In Iran, hijab is a symbol of the Islamic revolution, which is why it is so difficult to alter the dress code. When she interviewed Ayatollah Khomeini shortly after the revolution, the Italian journalist Oriana Fallaci demanded to know why women were forced to wear what she called a "filthy medieval rag". In Fallacci's version of the story, she tore off her headscarf and threw it on the floor. In the Iranian version, Khomeini told Fallacci that the covering was required only of women who were still attractive to men. Since she had passed menopause, he implied, it did not apply to her.
The imposition of the veil says as much about Muslim men's concern for the "purity" of women as it does about the women who wear it. Ali, the son-in-law of the Prophet and the founder of Shi'ite Islam, said, "Almighty God created sexual desire in ten parts; then he gave nine parts to women and one to men." An unspoken fear underlies the fundamentalists' demand that women be covered and segregated: fear that like the Prophet when he glimpsed Zeinab, the beautiful wife of his adopted son, they will be tempted. Male desire is considered so powerful that the warmth of a woman's body on a chair can spark it. "When a woman leaves a place where she has sat, a man must not sit in the same place until it has cooled," concluded a Shi'ite theologian quoted by Kian-Thiébaut.
A United Nations Development Programme report on the Arab world released this summer came to some devastating conclusions about the treatment of women in the Arab world. It is important to remember that only one in six Muslims is an Arab, and that the world's five most populous Muslim countries are not Arab.
The report was drawn up by 30 Arab experts from the Middle East and North Africa. The 22 countries of the Arab League, which represent 280 million people and 5 per cent of the world's population, had the lowest level of female emancipation in the world, it concluded. One in two Arab women is illiterate. "The use of Arab women's abilities, through participation in political and economic life, remains the lowest in the world in quantitative terms," the report says.
The legacy of colonialism is often used to explain the subjugation of women in the Arab world, since feminism is seen as a form of cultural invasion. In Algeria, women who do not wear headscarves, speak French and demand the abrogation of the sexist family code are routinely denounced as "westernised". In Iran, the revolution against the Shah rejected the western powers that supported him.
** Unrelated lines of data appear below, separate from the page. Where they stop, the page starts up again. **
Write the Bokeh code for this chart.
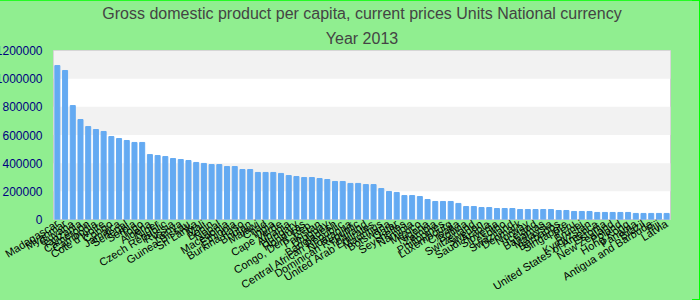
from bokeh.plotting import figure
from bokeh.models import Range1d, FactorRange, Title, SingleIntervalTicker, NumeralTickFormatter
from bokeh.layouts import column
from bokeh.embed import file_html
from bokeh.resources import INLINE

countries = ["Madagascar", "Myanmar", "Guyana", "Tanzania", "Cameroon", "Cambodia", "Cote d'Ivoire",
             "Congo", "Jamaica", "Senegal", "Serbia", "Togo", "Algeria", "Niger", "Czech Republic",
             "Russia", "Kenya", "Guinea-Bissau", "Sri Lanka", "Mali", "Benin", "Nepal", "Macedonia",
             "Ethiopia", "Burkina Faso", "Bhutan", "Malawi", "Chad", "India", "Cape Verde", "Albania",
             "Hungary", "Honduras", "Congo, Dem. Rep.", "Pakistan", "Uruguay", "Bangladesh",
             "Central African Republic", "Nicaragua", "Dominican Republic", "Thailand",
             "United Arab Emirates", "Mauritius", "Botswana", "Qatar", "Seychelles", "Namibia",
             "Mexico", "Nigeria", "Zambia", "Philippines", "Luxembourg", "Croatia", "Bolivia",
             "Switzerland", "Sweden", "Saudi Arabia", "Slovenia", "Lesotho", "Swaziland", "Denmark",
             "Norway", "Iceland", "Bahamas", "Malaysia", "Barbados", "Singapore", "Peru", "Brunei",
             "Kyrgyzstan", "United States of America", "Estonia", "New Zealand", "Poland",
             "Hong Kong", "Panama", "Brazil", "Antigua and Barbuda", "Fiji", "Latvia"]

gdp_2013 = [1093000, 1058000, 809000, 710000, 660000, 639000, 625000, 589000, 575000, 561000,
            547000, 547000, 461000, 454000, 447000, 433000, 426000, 419000, 405000, 398000,
            390000, 390000, 376000, 376000, 355000, 355000, 334000, 334000, 334000, 327000,
            312000, 305000, 298000, 298000, 291000, 284000, 270000, 270000, 256000, 256000,
            248000, 248000, 220000, 199000, 192000, 170000, 170000, 163000, 142000, 128000,
            128000, 128000, 114000, 92000, 92000, 85000, 85000, 78000, 78000, 78000,
            71000, 71000, 71000, 71000, 71000, 64000, 64000, 57000, 57000, 57000,
            50000, 50000, 50000, 50000, 50000, 43000, 43000, 43000, 43000, 43000]

title_text = "Gross domestic product per capita, current prices Units National currency"
subtitle_text = "Year 2013"

p = figure(width=700, height=300, x_range=FactorRange(factors=countries, range_padding=0),
           y_range=Range1d(0, 1200000), output_backend="svg", toolbar_location=None,
           title=title_text)
p.styles = {"margin-left": "-8px"}
p.title.align = "center"
p.title.text_font_size = "16px"
p.title.text_font = "Liberation Sans"
p.title.text_font_style = "normal"
p.title.text_color = "#444444"
p.title.standoff = 4
p.add_layout(Title(text=subtitle_text, align="center", text_font_size="16px",
                   text_font="Liberation Sans", text_font_style="normal",
                   text_color="#444444", standoff=8), "above")

p.vbar(x=countries, top=gdp_2013, width=0.65, color="#64aaf2")

p.background_fill_color = "white"
p.border_fill_color = "#90ee90"
p.outline_line_color = "#cccccc"
p.min_border_left = 0
p.min_border_right = 22
p.min_border_top = 1
p.min_border_bottom = 0

p.xgrid.grid_line_color = None
p.ygrid.grid_line_color = None
p.ygrid.band_fill_color = "#f2f2f2"
p.ygrid.band_fill_alpha = 1

p.yaxis.ticker = SingleIntervalTicker(interval=200000)
p.yaxis.formatter = NumeralTickFormatter(format="0")
p.yaxis.axis_line_color = None
p.yaxis.major_tick_line_color = None
p.yaxis.minor_tick_line_color = None
p.yaxis.major_tick_out = 0
p.yaxis.major_tick_in = 0
p.yaxis.minor_tick_out = 0
p.yaxis.major_label_standoff = 11
p.yaxis.major_label_text_color = "#000080"
p.yaxis.major_label_text_font = "Liberation Sans"
p.yaxis.major_label_text_font_size = "12px"

p.xaxis.axis_line_color = None
p.xaxis.major_tick_line_color = None
p.xaxis.major_tick_out = 0
p.xaxis.major_tick_in = 0
p.xaxis.major_label_standoff = 3
p.xaxis.major_label_orientation = 0.56
p.xaxis.major_label_text_font = "Liberation Sans"
p.xaxis.major_label_text_font_size = "11px"
p.xaxis.major_label_text_color = "black"

layout = column(p, width=700, height=300,
                styles={"overflow": "hidden", "background": "#90ee90",
                        "outline": "1px solid #00ff00", "outline-offset": "-1px"})

open("out.html", "w").write(file_html(layout, INLINE))
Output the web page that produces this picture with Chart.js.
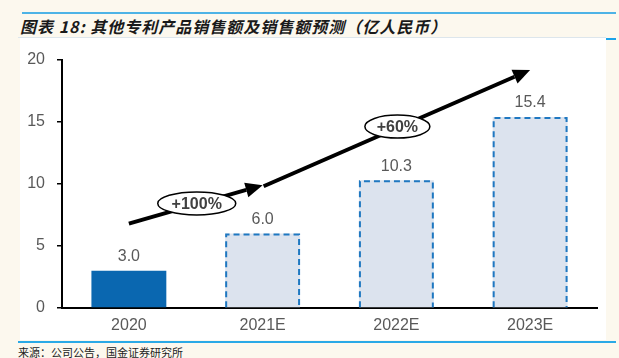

The author Jalal Al-we Ahmad invented the word gharbzadegi - literally "westoxification" or "poisoned by the west".
In Afghanistan, which is virtually a US protectorate, with US agents guarding President Hamid Karzai, the government recently announced it will take women presenters off television and ban Indian movies, which are deemed un-Islamic by fundamentalists. Sima Samar, who served as minister for womens' affairs in the interim government in Kabul, was dumped in June because fundamentalists in the Loya Jirga which elected Karzai claimed she had "insulted Islam" in an interview with an Afghan newspaper in Canada.
In Iran, where women's status is evolving faster than in any other Muslim country, Western policies have an enormous effect. Since President Bush's speech denouncing Iran as part of the "axis of evil", Ayatollah Khamenei and the conservatives who support him have gone on the offensive, spelling harder times for women.
The author Jane Howard, who lived in Tehran for five years, says it is essential that Iran not be further isolated. A speech like Bush's undermines the academics, lawyers and writers who are trying to change things. "It should be absolutely obvious to the West that they should support Khatami, whether or not he has the power to carry out his programme," Howard says.
"He stands for country girls going to school; he stands for women who voted for the first time in their lives."